## [Set task]
Copy all lines that contain the word "this".

::::::::

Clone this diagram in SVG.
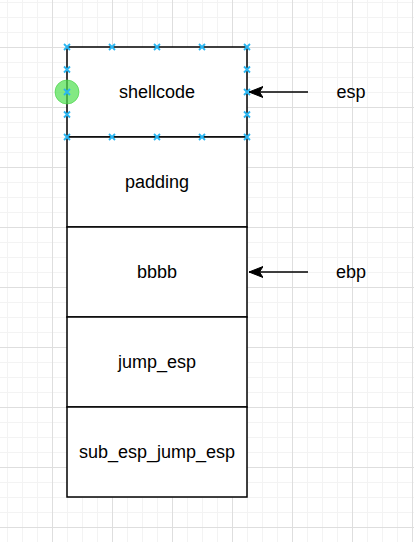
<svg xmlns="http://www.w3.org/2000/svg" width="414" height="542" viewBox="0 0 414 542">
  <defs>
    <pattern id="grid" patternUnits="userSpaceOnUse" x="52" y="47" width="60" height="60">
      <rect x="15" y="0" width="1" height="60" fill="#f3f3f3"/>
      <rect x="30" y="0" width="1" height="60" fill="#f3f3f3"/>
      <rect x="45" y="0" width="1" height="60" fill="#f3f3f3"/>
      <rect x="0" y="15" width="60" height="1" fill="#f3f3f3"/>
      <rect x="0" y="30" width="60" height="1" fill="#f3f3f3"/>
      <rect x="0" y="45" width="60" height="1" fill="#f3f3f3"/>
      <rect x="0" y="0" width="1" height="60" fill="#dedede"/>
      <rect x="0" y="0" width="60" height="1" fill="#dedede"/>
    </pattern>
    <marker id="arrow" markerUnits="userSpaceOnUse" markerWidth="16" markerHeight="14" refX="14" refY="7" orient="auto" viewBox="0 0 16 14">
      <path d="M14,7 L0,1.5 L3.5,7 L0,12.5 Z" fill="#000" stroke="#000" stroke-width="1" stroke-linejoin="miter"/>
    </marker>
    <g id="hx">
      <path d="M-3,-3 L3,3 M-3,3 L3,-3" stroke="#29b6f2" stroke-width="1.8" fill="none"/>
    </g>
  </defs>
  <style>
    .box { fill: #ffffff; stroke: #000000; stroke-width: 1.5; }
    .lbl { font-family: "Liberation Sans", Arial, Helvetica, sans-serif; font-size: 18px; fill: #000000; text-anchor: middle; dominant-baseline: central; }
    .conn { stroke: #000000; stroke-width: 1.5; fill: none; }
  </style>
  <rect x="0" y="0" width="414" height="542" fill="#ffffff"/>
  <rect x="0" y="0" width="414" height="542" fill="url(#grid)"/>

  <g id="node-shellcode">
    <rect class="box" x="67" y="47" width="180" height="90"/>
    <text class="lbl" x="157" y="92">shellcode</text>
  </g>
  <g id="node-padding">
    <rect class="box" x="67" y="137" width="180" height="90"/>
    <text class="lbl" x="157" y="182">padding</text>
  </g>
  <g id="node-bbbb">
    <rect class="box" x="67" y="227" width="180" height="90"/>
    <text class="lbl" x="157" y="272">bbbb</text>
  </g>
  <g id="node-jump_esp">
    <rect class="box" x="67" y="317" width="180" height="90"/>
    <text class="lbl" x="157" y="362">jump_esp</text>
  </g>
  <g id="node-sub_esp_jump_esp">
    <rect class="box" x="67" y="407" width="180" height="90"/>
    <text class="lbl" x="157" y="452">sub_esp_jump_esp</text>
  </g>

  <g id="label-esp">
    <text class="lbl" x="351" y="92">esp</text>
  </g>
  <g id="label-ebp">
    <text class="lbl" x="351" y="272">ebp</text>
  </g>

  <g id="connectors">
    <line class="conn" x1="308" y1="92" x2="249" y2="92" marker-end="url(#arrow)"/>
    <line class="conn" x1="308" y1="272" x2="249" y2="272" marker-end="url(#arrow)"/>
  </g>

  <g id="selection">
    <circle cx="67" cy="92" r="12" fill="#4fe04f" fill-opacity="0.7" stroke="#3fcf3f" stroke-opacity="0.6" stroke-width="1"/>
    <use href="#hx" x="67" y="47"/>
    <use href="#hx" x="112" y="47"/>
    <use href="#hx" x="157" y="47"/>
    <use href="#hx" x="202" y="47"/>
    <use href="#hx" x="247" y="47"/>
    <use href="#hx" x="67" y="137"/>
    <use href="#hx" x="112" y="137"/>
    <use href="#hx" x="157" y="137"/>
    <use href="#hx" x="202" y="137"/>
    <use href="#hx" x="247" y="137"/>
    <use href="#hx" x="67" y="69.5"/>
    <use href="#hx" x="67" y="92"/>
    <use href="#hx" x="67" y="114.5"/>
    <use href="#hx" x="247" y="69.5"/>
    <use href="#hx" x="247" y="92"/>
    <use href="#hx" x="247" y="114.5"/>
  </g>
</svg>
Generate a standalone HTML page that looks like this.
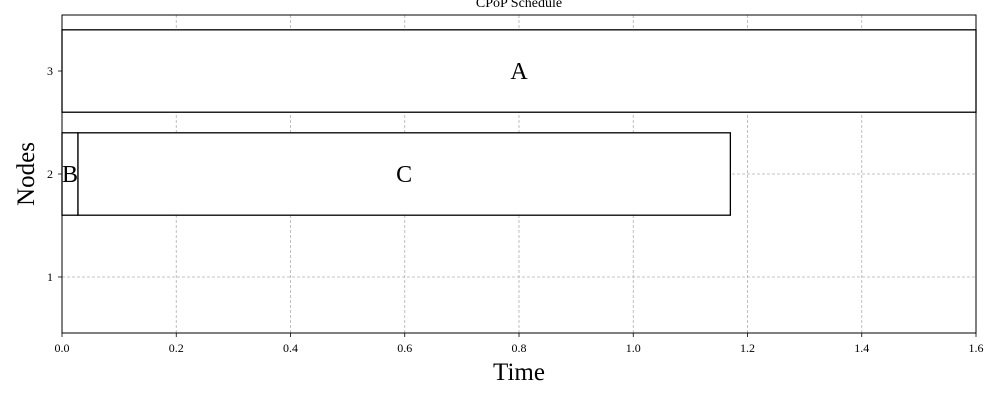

::::::::

## [Reply to the task]
Clone this diagram in SVG.
Generate a standalone HTML page that looks like this.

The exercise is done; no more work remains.